It’s not just the Superstorms that can hurt the Jersey Shore

The Jersey shore is a place where time slows down.  Ask longtime shore goers about their favorite memories, and nine times out of ten, people talk about family, friends and food.  That’s all you really need down here.   And yet, business owners in Beach Haven say fewer visitors are showing up this year.

At a pedestrian mall, vendors are selling sunglasses, plastic jewelry, and other knickknacks.  It’s early on a Friday afternoon, so many weekend warriors haven’t arrived yet.  Still, Turk Cakar confirms business is slow.

 “The Memorial [Day] weekend was not as busy as previous years, so hopefully it will get better by the 4th of July,” said Cakar.  He says business is off 30 percent from a year ago.

At a nearby sunglasses stand, Nesli Adar agrees, still hoping for a rebound. “We’ll see by [the end of] July what’s going to happen, but compared to last year’s, I can say it’s about 30 percent less.”

Adar says she thinks Superstorm Sandy is partly to blame.

“Some houses are not fixed yet.  I think that’s one reason.  And the other reason, unfortunately, the weather wasn’t that good this year,” said Adar.  

Many of the people who are showing up are surprised by how much things are back to normal, however every other block or so there’s a house that’s still being repaired, or in many cases, raised up in order to avoid storm surges and flooding. 

Doug Stevens’ house in Holgate took on water during the storm and will be raised a full story.

“We could have left it on the ground,” said Stevens.  “Eventually the insurance is going to go sky high, and we figure, let’s do it now.  As long as we’re in this state now, this condition, let’s do it.”

Stevens got help with raising the home in the form of an Increased Cost of Compliance (ICC) grant.  It’s federal money that helps pay for changes demanded by flood or other insurance — like raising your house in a flood zone.   He says that process went smoothly for him.  But he didn’t get money from his insurance company until April, so construction on his house continues into the summer.

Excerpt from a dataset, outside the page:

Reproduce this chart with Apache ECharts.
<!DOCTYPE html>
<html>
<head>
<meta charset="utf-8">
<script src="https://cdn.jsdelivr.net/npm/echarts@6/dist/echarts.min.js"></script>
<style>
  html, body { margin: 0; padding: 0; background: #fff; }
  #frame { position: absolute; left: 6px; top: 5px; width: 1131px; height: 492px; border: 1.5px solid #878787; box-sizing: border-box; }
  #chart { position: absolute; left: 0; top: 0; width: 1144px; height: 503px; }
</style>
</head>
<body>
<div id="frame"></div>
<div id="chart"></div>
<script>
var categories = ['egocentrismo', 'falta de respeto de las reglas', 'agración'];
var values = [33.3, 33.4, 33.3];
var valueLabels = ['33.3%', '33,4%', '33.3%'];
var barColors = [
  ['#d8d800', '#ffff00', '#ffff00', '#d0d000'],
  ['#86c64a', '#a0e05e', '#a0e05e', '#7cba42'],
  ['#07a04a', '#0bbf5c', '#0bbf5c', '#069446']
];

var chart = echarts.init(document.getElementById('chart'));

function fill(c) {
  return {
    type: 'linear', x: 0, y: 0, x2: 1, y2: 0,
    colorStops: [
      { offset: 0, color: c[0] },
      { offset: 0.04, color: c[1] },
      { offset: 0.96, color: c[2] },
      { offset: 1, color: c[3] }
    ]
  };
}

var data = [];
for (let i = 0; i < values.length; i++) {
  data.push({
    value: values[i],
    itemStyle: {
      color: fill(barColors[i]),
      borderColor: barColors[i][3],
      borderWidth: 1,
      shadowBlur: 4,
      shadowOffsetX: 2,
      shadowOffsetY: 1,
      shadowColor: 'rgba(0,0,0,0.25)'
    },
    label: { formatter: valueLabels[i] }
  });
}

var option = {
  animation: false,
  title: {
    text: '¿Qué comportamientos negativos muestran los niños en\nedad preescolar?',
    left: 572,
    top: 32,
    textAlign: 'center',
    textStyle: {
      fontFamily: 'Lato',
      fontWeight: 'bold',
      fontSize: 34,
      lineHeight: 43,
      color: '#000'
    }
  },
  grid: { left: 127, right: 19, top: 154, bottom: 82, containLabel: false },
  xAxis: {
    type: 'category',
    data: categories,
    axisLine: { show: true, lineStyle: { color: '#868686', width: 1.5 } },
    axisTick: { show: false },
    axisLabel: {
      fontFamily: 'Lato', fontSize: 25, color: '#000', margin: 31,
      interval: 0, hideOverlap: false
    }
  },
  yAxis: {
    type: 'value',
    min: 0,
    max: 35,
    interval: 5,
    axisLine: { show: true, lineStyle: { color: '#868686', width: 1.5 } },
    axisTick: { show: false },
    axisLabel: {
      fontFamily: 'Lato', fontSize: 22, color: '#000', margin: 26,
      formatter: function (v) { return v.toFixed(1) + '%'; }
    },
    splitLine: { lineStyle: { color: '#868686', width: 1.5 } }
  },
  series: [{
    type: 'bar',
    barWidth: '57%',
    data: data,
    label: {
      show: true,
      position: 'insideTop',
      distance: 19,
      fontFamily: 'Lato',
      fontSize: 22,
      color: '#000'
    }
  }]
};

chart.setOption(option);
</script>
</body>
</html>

Things are similarly slow at Fred’s Beach Haven Diner.  It’s just after 1:00 p.m., and there’s only one other customer. Thats bad news for the three or four waitresses, a cashier, and Fred himself. Tall and thin with a kind face and slightly goofy smile, Schwing’s owned this place for 15 years.

“Honestly got to say it’s a bit sluggish so far,” said Schwing.  “I mean we had a great Memorial Day weekend, but since then, things haven’t been quite what we normally have.”

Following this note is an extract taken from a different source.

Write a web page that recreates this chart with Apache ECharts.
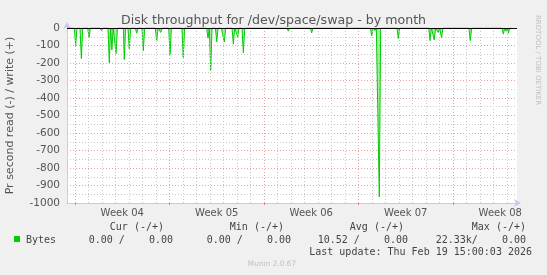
<!DOCTYPE html>
<html><head><meta charset="utf-8">
<script src="https://cdn.jsdelivr.net/npm/echarts@6/dist/echarts.min.js"></script>
<style>html,body{margin:0;padding:0;background:#f0f0f0;}#c{width:547px;height:275px;}</style>
</head><body><div id="c"></div>
<script>
// time in days relative to Mon Jan 19 2026 00:00 (start of Week 04)
const spikeDays = [-0.48,0.05,0.47,1.04,1.48,1.96,2.54,2.73,3.04,3.48,3.65,4.02,4.57,5.06,5.56,6.05,6.35,7.04,8.02,8.52,9.01,9.85,10.05,10.50,10.74,11.06,11.73,12.05,12.47,13.09,13.46,14.07,14.67,15.04,15.80,17.53,19.01,20.99,21.98,22.22,22.54,23.95,24.74,25.56,26.30,26.61,26.91,27.15,29.28,31.73,31.93,32.10];
const spikeValues = [-5,-100,-175,-55,-3,-15,-198,-125,-147,-8,-180,-118,-30,-130,-5,-75,-25,-152,-168,-3,-8,-58,-242,-78,-10,-80,-92,-50,-142,-8,-5,-3,-10,-4,-18,-28,-5,-5,-45,-15,-965,-60,-5,-10,-72,-68,-25,-55,-72,-35,-18,-30];
const weekLabels = ['Week 04','Week 05','Week 06','Week 07','Week 08'];
const weekLabelDays = [3.5,10.5,17.5,24.5,31.5];
const weekStartDays = [0,7,14,21,28];
const xMin = -0.593, xMax = 32.74;

const half = 0.1;
const seriesData = [[xMin,0]];
spikeDays.forEach((d,i)=>{ seriesData.push([d-half,0],[d,spikeValues[i]],[d+half,0]); });
seriesData.push([32.3,0]);

const dayLines = [];
for (let d = 0; d <= 32; d++) {
  const major = weekStartDays.indexOf(d) >= 0;
  dayLines.push({xAxis: d, lineStyle: {color: major ? '#e8a0a0' : '#c8c8c8', type: [1,2], width: 1}});
}

const mono = '10px "DejaVu Sans Mono"';
const chart = echarts.init(document.getElementById('c'), null, {renderer:'canvas'});
chart.setOption({
  backgroundColor: '#f0f0f0',
  animation: false,
  title: {
    text: 'Disk throughput for /dev/space/swap - by month',
    left: 'center', top: 9,
    textStyle: {fontFamily: 'DejaVu Sans', fontSize: 12.6, fontWeight: 'normal', color: '#555'}
  },
  grid: {left: 67, right: 30, top: 28, bottom: 72, show: true, backgroundColor: '#ffffff', borderWidth: 0,
    containLabel: false, outerBoundsMode: 'none'},
  xAxis: {
    type: 'value', min: xMin, max: xMax,
    axisLine: {onZero: false, lineStyle: {color: '#c8c8f8', width: 1}, symbol: ['none','arrow'], symbolSize: [6,7], symbolOffset: [0,4]},
    axisTick: {show: true, customValues: weekStartDays, length: 2, inside: false, lineStyle: {color: '#e08080'}},
    axisLabel: {customValues: weekLabelDays, formatter: v => weekLabels[weekLabelDays.indexOf(v)] || '',
      fontFamily: 'DejaVu Sans', fontSize: 10, color: '#555', margin: 5},
    splitLine: {show: false}
  },
  yAxis: {
    type: 'value', min: -1000, max: 0, interval: 100,
    name: 'Pr second read (-) / write (+)', nameLocation: 'middle', nameGap: 51,
    nameTextStyle: {fontFamily: 'DejaVu Sans', fontSize: 11, color: '#555'},
    axisLine: {show: true, onZero: false, lineStyle: {color: '#c8c8f8', width: 1}, symbol: ['none','arrow'], symbolSize: [6,7], symbolOffset: [0,6]},
    axisTick: {show: false},
    axisLabel: {fontFamily: 'DejaVu Sans', fontSize: 10.5, color: '#555', margin: 7, formatter: v => String(v)},
    splitLine: {show: true, lineStyle: {color: '#e8a0a0', type: [1,2], width: 1}},
    minorTick: {show: false, splitNumber: 2},
    minorSplitLine: {show: true, lineStyle: {color: '#c8c8c8', type: [1,2], width: 1}}
  },
  series: [
    {
      type: 'line', data: [], z: 1, silent: true,
      markLine: {silent: true, symbol: ['none','none'], label: {show: false}, animation: false, data: dayLines}
    },
    {
      type: 'line', data: seriesData, z: 3, showSymbol: false, symbol: 'none',
      lineStyle: {color: '#00cc00', width: 1},
      areaStyle: {color: 'rgba(0,204,0,0.5)'},
      markLine: {silent: true, symbol: ['none','none'], label: {show: false}, animation: false,
        data: [{yAxis: 0, lineStyle: {color: '#000', type: 'solid', width: 1}}]}
    }
  ],
  graphic: [
    {type: 'text', left: 534, top: 15, rotation: -Math.PI/2, originX: 0, originY: 0,
      style: {text: 'RRDTOOL / TOBI OETIKER', font: '7px "DejaVu Sans"', fill: '#c0c0c0'}},
    {type: 'rect', shape: {x: 14, y: 236, width: 6, height: 6}, style: {fill: '#00cc00'}},
    {type: 'text', x: 26, y: 240, style: {text: 'Bytes', font: mono, fill: '#444', textVerticalAlign: 'middle'}},
    {type: 'text', x: 164, y: 227, style: {text: 'Cur (-/+)', font: mono, fill: '#444', textAlign: 'right', textVerticalAlign: 'middle'}},
    {type: 'text', x: 284, y: 227, style: {text: 'Min (-/+)', font: mono, fill: '#444', textAlign: 'right', textVerticalAlign: 'middle'}},
    {type: 'text', x: 404, y: 227, style: {text: 'Avg (-/+)', font: mono, fill: '#444', textAlign: 'right', textVerticalAlign: 'middle'}},
    {type: 'text', x: 526, y: 227, style: {text: 'Max (-/+)', font: mono, fill: '#444', textAlign: 'right', textVerticalAlign: 'middle'}},
    {type: 'text', x: 173, y: 240, style: {text: '0.00 /    0.00', font: mono, fill: '#444', textAlign: 'right', textVerticalAlign: 'middle'}},
    {type: 'text', x: 291, y: 240, style: {text: '0.00 /    0.00', font: mono, fill: '#444', textAlign: 'right', textVerticalAlign: 'middle'}},
    {type: 'text', x: 408, y: 240, style: {text: '10.52 /    0.00', font: mono, fill: '#444', textAlign: 'right', textVerticalAlign: 'middle'}},
    {type: 'text', x: 526, y: 240, style: {text: '22.33k/    0.00', font: mono, fill: '#444', textAlign: 'right', textVerticalAlign: 'middle'}},
    {type: 'text', x: 532, y: 252, style: {text: 'Last update: Thu Feb 19 15:00:03 2026', font: mono, fill: '#444', textAlign: 'right', textVerticalAlign: 'middle'}},
    {type: 'text', x: 272, y: 264, style: {text: 'Munin 2.0.67', font: '7.4px "DejaVu Sans"', fill: '#c0c0c0', textAlign: 'center', textVerticalAlign: 'middle'}}
  ]
});
</script></body></html>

Schwing lives on the island year round.  His own home is on pilings, so the only damage he sustained was four feet of water in his garage — what he calls a “good cleanout.”

While he and his diner fared okay during the storm, he’s still waiting for his customers to return.

“Businesswise, 98 percent of the businesses are back,” he said.  “Hopefully [tourists will] realize that LBI is back up and running, the beaches are fine, and hotels are open and restaurants and shirt shacks, and we’re all set.”